▶ **Task brief**:
Up to and including the line with "import plotly.graph_objects as go", write out the listing from its first line, minus the pictures.

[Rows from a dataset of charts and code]
%%

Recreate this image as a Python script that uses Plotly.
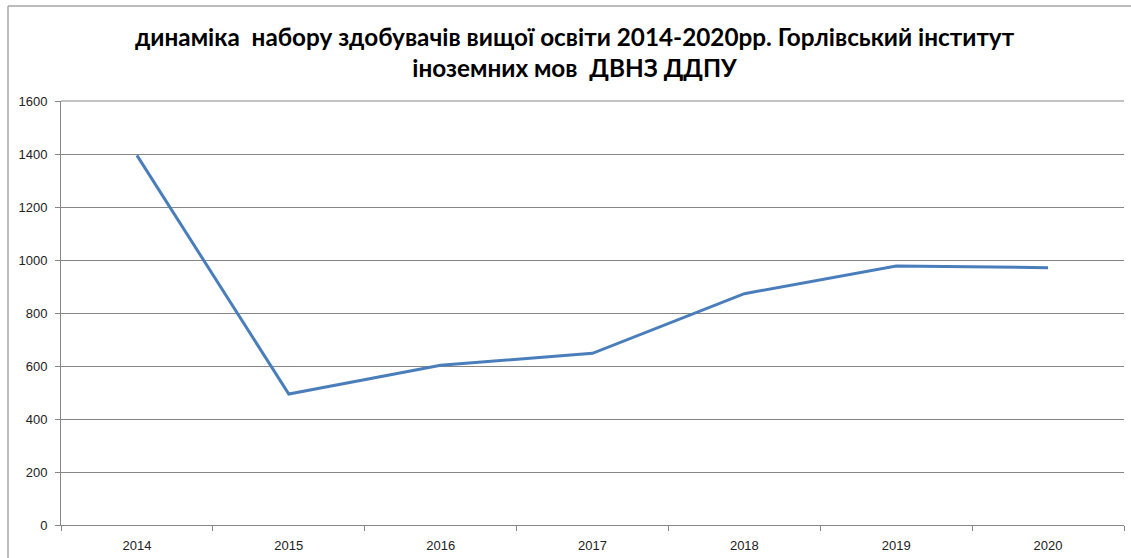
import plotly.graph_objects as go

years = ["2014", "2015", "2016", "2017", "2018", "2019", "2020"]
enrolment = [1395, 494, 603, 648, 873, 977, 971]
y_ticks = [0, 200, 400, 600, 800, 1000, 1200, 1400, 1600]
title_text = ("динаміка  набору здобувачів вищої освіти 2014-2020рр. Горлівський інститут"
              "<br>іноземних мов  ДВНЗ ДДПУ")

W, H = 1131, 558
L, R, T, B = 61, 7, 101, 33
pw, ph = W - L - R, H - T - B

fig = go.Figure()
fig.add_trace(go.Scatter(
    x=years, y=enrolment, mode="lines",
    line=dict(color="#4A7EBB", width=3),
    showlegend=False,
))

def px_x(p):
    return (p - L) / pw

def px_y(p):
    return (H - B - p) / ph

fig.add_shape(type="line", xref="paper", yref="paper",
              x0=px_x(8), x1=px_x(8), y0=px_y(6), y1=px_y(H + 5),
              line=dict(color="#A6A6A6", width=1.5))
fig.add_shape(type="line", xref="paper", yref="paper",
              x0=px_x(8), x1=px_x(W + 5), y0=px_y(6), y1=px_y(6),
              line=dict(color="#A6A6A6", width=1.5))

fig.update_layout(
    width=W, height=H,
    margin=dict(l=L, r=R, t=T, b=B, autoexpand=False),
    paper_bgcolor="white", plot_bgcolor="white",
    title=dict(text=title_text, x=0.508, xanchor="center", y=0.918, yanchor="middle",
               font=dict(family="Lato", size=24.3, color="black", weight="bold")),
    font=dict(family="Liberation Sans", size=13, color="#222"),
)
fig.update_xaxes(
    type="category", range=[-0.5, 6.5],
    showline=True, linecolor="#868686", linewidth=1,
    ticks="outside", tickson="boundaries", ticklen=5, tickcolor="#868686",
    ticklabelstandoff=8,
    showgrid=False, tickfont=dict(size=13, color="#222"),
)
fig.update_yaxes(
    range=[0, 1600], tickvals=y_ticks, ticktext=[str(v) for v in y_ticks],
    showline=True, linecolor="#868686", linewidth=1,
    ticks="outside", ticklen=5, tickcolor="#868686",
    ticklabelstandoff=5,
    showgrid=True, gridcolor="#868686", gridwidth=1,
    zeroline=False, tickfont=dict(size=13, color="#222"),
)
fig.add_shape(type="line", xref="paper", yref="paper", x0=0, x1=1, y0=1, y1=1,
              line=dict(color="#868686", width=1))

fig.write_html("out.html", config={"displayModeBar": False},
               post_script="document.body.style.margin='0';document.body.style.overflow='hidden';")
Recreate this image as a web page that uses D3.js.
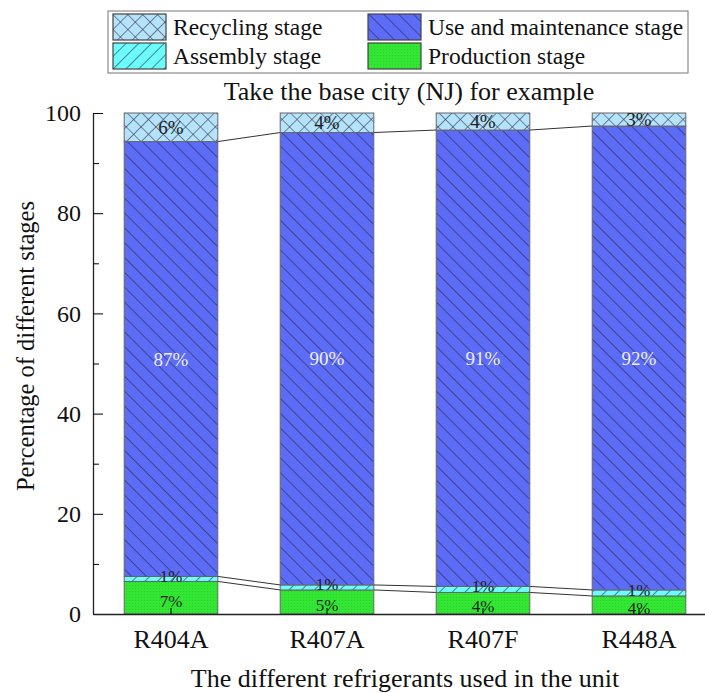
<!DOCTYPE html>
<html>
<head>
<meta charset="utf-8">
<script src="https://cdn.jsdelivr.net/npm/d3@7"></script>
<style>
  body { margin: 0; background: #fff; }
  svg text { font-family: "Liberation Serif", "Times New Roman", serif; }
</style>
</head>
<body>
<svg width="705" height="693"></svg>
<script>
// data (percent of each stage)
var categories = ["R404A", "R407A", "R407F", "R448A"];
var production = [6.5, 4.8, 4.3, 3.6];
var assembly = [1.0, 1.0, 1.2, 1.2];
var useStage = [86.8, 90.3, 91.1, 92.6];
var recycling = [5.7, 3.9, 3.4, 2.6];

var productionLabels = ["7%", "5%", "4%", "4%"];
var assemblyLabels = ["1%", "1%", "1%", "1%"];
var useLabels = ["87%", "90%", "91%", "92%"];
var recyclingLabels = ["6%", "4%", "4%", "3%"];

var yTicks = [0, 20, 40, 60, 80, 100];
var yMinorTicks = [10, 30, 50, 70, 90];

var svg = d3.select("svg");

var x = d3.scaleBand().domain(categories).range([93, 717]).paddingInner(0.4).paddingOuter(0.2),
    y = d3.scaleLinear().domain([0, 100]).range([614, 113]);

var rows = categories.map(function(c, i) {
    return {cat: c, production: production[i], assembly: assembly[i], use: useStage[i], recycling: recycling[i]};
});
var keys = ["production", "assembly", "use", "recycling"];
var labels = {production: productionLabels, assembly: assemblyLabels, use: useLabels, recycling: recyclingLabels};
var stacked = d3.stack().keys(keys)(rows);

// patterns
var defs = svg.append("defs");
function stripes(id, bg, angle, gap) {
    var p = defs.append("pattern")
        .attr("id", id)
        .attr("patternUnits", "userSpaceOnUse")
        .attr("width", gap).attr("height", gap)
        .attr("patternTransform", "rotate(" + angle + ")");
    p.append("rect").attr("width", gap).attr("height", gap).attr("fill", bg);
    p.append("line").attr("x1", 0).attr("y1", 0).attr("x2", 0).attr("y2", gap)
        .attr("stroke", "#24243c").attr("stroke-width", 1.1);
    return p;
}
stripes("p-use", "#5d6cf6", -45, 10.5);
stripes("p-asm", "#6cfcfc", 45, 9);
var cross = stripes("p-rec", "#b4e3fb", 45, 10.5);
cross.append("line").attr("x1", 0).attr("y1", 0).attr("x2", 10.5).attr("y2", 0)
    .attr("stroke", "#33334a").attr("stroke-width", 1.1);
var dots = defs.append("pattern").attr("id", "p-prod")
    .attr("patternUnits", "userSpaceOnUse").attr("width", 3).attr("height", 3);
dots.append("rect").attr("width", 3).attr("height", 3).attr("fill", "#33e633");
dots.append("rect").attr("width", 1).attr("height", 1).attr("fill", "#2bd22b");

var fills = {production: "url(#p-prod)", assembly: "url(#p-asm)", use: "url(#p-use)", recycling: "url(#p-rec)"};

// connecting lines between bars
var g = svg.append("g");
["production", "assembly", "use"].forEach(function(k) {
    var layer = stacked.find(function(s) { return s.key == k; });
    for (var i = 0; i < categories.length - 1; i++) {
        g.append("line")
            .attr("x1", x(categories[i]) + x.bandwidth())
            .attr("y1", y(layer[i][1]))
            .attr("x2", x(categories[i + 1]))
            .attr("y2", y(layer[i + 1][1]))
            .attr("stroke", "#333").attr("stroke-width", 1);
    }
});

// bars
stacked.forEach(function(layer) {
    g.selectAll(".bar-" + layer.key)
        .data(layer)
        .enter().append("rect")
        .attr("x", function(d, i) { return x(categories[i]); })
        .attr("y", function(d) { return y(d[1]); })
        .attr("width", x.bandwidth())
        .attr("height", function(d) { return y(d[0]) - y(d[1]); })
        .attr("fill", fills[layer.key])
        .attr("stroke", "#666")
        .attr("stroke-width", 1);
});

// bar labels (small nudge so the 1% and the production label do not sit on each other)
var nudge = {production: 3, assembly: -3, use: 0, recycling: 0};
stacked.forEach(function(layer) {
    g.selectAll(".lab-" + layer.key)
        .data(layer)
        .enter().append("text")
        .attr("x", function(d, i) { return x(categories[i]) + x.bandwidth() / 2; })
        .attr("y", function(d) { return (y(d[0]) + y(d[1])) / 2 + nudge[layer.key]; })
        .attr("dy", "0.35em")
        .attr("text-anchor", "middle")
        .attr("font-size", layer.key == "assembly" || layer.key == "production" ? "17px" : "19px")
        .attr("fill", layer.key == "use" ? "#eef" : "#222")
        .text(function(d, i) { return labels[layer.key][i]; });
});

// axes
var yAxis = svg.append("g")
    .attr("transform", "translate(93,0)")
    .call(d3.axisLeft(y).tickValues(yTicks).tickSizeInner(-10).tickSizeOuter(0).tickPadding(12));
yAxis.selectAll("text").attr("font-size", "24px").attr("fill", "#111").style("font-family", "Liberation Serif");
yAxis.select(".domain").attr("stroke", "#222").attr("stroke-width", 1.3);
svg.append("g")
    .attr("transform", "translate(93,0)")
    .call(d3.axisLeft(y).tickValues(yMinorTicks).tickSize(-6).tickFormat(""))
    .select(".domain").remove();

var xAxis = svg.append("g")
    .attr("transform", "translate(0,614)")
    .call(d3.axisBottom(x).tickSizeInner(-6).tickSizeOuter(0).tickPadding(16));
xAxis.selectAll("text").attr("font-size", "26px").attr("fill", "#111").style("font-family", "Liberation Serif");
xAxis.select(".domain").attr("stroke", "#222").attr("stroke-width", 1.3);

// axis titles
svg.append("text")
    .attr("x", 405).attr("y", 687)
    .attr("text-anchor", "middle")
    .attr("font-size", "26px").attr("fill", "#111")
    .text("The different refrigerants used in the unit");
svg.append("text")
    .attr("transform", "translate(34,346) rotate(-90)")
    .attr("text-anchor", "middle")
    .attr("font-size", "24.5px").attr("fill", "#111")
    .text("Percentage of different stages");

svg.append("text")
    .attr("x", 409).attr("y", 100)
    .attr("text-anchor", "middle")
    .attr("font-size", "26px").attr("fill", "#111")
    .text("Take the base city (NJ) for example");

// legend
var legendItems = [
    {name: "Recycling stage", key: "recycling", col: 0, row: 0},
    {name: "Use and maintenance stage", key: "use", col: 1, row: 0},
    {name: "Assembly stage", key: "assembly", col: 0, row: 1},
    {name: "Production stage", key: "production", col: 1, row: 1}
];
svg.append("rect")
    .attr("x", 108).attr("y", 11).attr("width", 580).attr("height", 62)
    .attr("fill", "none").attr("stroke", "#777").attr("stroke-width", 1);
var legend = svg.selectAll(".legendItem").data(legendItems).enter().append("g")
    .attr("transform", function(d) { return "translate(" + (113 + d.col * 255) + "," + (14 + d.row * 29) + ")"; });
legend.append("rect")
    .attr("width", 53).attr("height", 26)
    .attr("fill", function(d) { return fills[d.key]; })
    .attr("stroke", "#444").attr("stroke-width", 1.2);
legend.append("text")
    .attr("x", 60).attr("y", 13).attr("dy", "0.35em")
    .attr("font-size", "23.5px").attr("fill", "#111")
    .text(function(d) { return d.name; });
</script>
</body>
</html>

%%

▶ **Answer for the task**:
Recreate this image as a Python script that uses Plotly.
import plotly.graph_objects as go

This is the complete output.